After the interview, we then walked to the apartment building with the Nazi flag. The big question was whether or not this person was connected to the Nazi association.
My initial thought when Angelica mentioned a Nazi group in Taiwan, especially after seeing their
website, was that they were children of conservative families who came from China in the forties, which still held a grudge over the loss of the "mainland"--families that still dreamed of the heyday of their beloved Republic of China and that weren't exactly happy with the move to multi-party democracy. Just a hunch.
I'll let Angelica, who has since written
the definitive story on the subject up to this point, finish the story:
With Alberts' help, the Taipei Times located the apartment in which the Nazi flag was displayed. It was located in a gated community in Tienmu. A man in his late thirties answered the door and agreed to speak to us, on condition of anonymity.
"Hitler did a lot of bad things which I don't condone, but he also turned Germany from a weak and divided nation into a world power," he said. "I admire that because unity and strength is what Taiwan needs. Democracy and capitalism have their good qualities, but they have left our collective spirit chaotic, flagging and mired in defeatism."
These comments mirrored the rhetoric found on the NSA blog.
"We have seen relentless societal and political chaos since democracy was instituted in this country ... wake up, youths of Taiwan!" an open letter said.
However, the man claimed he had never heard of the NSA and had a view of the Chinese Nationalist Party's (KMT) legacy that was diametrically opposed to Hsu's.
"Taiwan used to be a part of the axis as a part of Japan," he said. "Who did more for Taiwan than Goto Shinpei as the governor-general?"
"When the KMT came, they were the brutal occupiers, they oppressed the Taiwanese," the man said.
Asked if he believed he would have fit in society if Taiwan were still under Japanese occupation, the man replied: "I am in contact with hard-right [sic] elements in Japan ... they all love Taiwanese people. If the KMT did not take over Taiwan, I believe that in time we would have been accepted as Japanese." Read the whole article...

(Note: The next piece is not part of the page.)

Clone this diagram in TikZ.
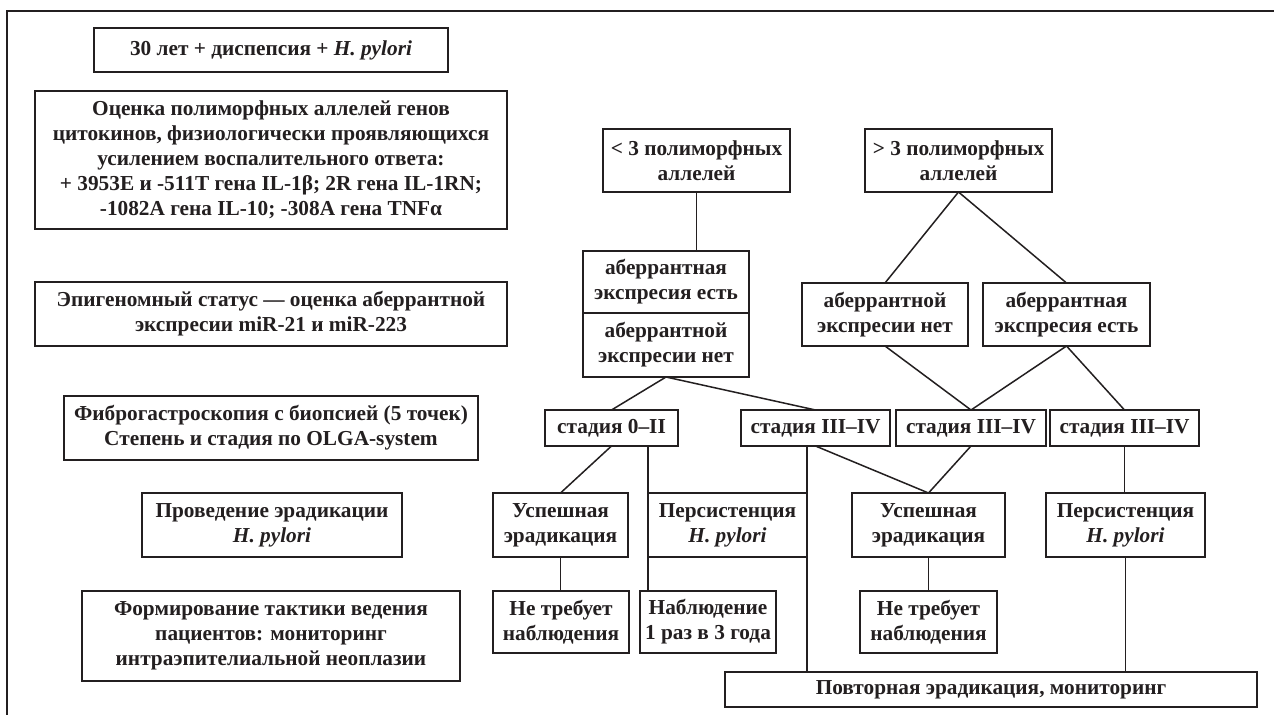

Two similar yet opposed views both identifying with the same political symbol, the same powerful leader, the same ideology--both looking to an earlier time before democracy and capitalism--both lamenting the current weak state of their country and dreaming of a time when there was unity and strength and prosperity. Funny (or not so funny) how both selectively overlook the tremendous loss of life that was the flip side of their naive daydream.